I was in Brussels on Tuesday and, whilst going through correspondence, came across the term ‘Accidental American’. An English wife of such an individual had written to me explaining the problem. Her husband was born in America to non-American parents who had a short-term visa to work in the country. He left as a toddler with his family to live in France and thought no more about it. As an adult, he opened a bank account in France. The American authorities now regard him as an American citizen who is hiding his wealth in off-shore bank accounts, to avoid paying tax. By their logic, he is committing an offence. The long reaching tentacles of the American authorities and financial institutions can make life very difficult for him indeed. If he tries to acquire credit cards, open other bank accounts or borrow money, he finds his path blocked.

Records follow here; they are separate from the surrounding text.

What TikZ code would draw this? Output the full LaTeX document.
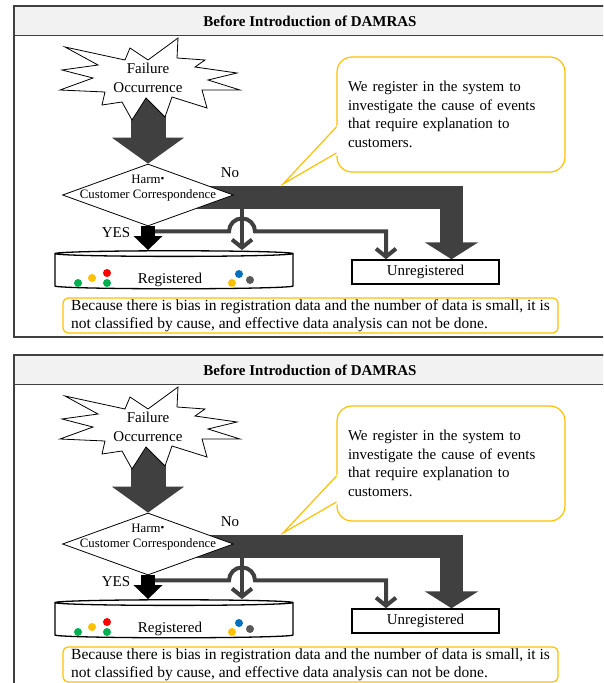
\documentclass[tikz,border=0pt]{standalone}
\usepackage{fontspec}
\setmainfont{Liberation Serif}
\newfontfamily\cjk{Noto Sans CJK JP}
\usetikzlibrary{shapes.geometric,arrows.meta,backgrounds}
\definecolor{framegray}{RGB}{64,64,64}
\definecolor{titlegray}{RGB}{242,242,242}
\definecolor{flowgray}{RGB}{64,64,64}
\definecolor{noteyellow}{RGB}{255,192,0}
\definecolor{dotgreen}{RGB}{0,176,80}
\definecolor{dotyellow}{RGB}{255,192,0}
\definecolor{dotred}{RGB}{255,0,0}
\definecolor{dotblue}{RGB}{0,112,192}
\definecolor{dotgray}{RGB}{89,89,89}
\tikzstyle{panel} = [draw=framegray, line width=1.3pt]
\tikzstyle{titlebar} = [panel, fill=titlegray]
\tikzstyle{burst} = [draw, fill=white, line width=0.8pt]
\tikzstyle{decision} = [diamond, draw, fill=white, line width=0.8pt, minimum width=171pt, minimum height=62pt, inner sep=0pt]
\tikzstyle{store} = [cylinder, shape border rotate=90, aspect=0.1, draw, fill=white, line width=1.3pt, minimum width=238pt, minimum height=38pt, inner sep=0pt]
\tikzstyle{box} = [draw, line width=1.5pt, minimum width=147pt, minimum height=24pt, inner sep=0pt]
\tikzstyle{comment} = [draw=noteyellow, fill=white, line width=1.2pt, rounded corners=15pt, align=left, text width=206pt, inner xsep=11pt, minimum height=115pt]
\tikzstyle{note} = [draw=noteyellow, line width=1.2pt, rounded corners=5pt, align=left, minimum width=495pt, inner sep=0pt, minimum height=35pt, font=\fontsize{15.5}{18}\selectfont]
\tikzstyle{fat} = [draw=flowgray]
\tikzstyle{thin} = [draw=flowgray, line width=4pt, -{Straight Barb[length=8pt,width=20pt]}]

\begin{document}
\begin{tikzpicture}[x=1pt, y=1pt, font=\fontsize{15}{18.5}\selectfont]
  \useasboundingbox (0,0) rectangle (603,-683);
  \clip (0,0) rectangle (603,-683);
  \foreach \p/\off in {a/0,b/349} {
  \begin{scope}[yshift=-\off pt]
    \draw[panel] (14,-6) rectangle (640,-337);
    \draw[titlebar] (14,-6) rectangle (640,-35.5);
    \node[font=\fontsize{15}{18}\selectfont\bfseries] (title\p) at (310,-21) {Before Introduction of DAMRAS};

    \draw[burst] (65,-47) -- (125,-60) -- (130,-48) -- (148,-60) -- (178,-38) -- (177,-58)
      -- (205,-60) -- (195,-67) -- (237,-73) -- (208,-80) -- (240,-90) -- (202,-90)
      -- (207,-108) -- (172,-97) -- (165,-117) -- (146,-98) -- (132,-120) -- (122,-102)
      -- (102,-105) -- (105,-92) -- (60,-90) -- (93,-78) -- (62,-70) -- (98,-65) -- cycle;
    \node[align=center] (failure\p) at (148,-78) {Failure\\Occurrence};

    \node[decision] (harm\p) at (148,-195) {};
    \node[align=center, font=\fontsize{12.8}{15}\selectfont] (harmtext\p) at (148,-188) {Harm{\cjk\makebox[4pt]{・}}\\Customer Correspondence};
    \node (no\p) at (230,-173) {No};
    \node (yes\p) at (116,-233) {YES};

    \node[store] (registered\p) at (174,-271.5) {\hspace*{-8pt}\raisebox{-8pt}[10pt][3pt]{Registered}};
    \foreach \c/\x/\y in {dotgreen/78/283, dotyellow/92/278, dotred/107/273, dotgreen/107/283,
                          dotblue/239/274, dotyellow/232/283, dotgray/250/280}
      \fill[\c] (\x,-\y) circle (4);
    \node[box] (unreg\p) at (425.5,-272) {Unregistered};

    \node[comment] (comment\p) at (451,-114.5) {We register in the system to\\investigate the cause of events\\that require explanation to\\customers.};
    \coordinate (pointer\p) at (283,-184);
    \fill[white] ([shift={(1.5pt,2pt)}]comment\p.west |- 0,-127) -- (pointer\p) -- ([shift={(1.5pt,-2pt)}]comment\p.west |- 0,-153) -- cycle;
    \draw[noteyellow, line width=1.2pt] (comment\p.west |- 0,-127) -- (pointer\p) -- (comment\p.west |- 0,-153);

    \node[note] (note\p) at (310.5,-315.5) {Because there is bias in registration data and the number of data is small, it is\\not classified by cause, and effective data analysis can not be done.};

    \coordinate (split\p) at (242,-197);
    \begin{pgfonlayer}{background}
      \draw[fat, line width=35pt, -{Triangle[length=26pt,width=71pt]}] (failure\p.center) -- (harm\p.north);
      \draw[fat, line width=23pt, -{Triangle[length=17pt,width=53pt]}] ([yshift=-2pt]harm\p.center) -| ([xshift=26pt]unreg\p.north);
    \end{pgfonlayer}
    \draw[thin] (split\p) -- (split\p |- registered\p.north);
    \draw[thin] ([yshift=-5pt]harm\p.south) -- ++(81,0) arc (180:0:13) -| ([xshift=-39.5pt]unreg\p.north);
    \draw[black, line width=14pt, -{Triangle[length=14pt,width=28pt]}] (harm\p.south) -- (harm\p.south |- registered\p.north);
  \end{scope}
  }
\end{tikzpicture}
\end{document}
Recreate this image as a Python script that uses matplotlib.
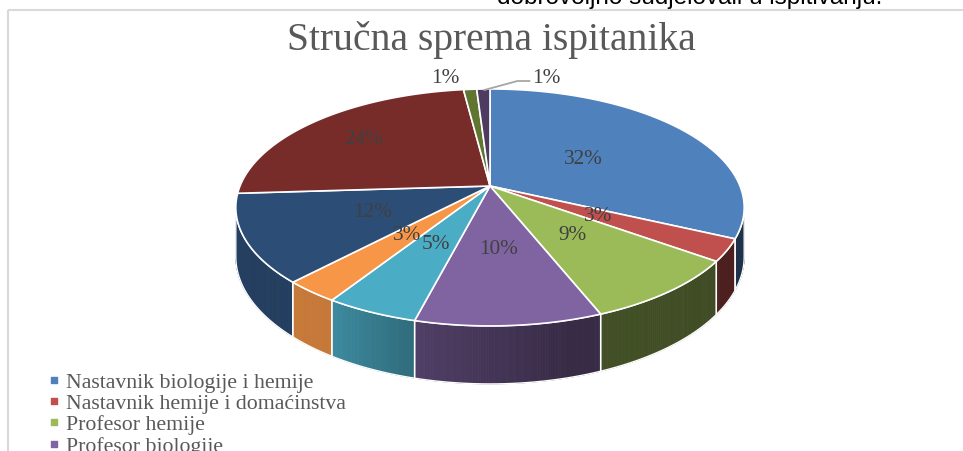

This individual appears to have become the spokesman for other Accidental Americans and wants the EU to discuss the problem with the USA. Apparently, the EU does not (yet) have the ‘Competence’ or power to do this. The alternative is for all 28 countries to negotiate bilaterally with the USA to reach an agreement for Europe. 28 EU countries joining together in the absence of the Commission to negotiate a deal with the US is unprecedented. At least post-Brexit the UK can agree to a quick deal with the USA for Accidental Americans here. It would seem that AAs elsewhere in Europe will have to wait for a Treaty change to give the EU even more power. The obvious solution would appear to be for an individual to renounce their US citizenship to avoid these problems. However, I am informed that this can cost between 20,000 and 60,000 US Dollars.
The real irony of this story is that there are thousands of people all over the world who are desperate to achieve American citizenship. I can’t help but speculate on the (illegal) opportunities that might arise from this!
I returned to the UK on Wednesday to be ready for an early start to Bradford the next day, where I had agreed to help our Group Staff member, Jamie Illingworth, with his local election campaign. Some Eastern members may say that Agnew should be doing this in Great Yarmouth instead. Well, the answer to that is that the Great Yarmouth leaflets were still unavailable. I will be busy there once these are to hand.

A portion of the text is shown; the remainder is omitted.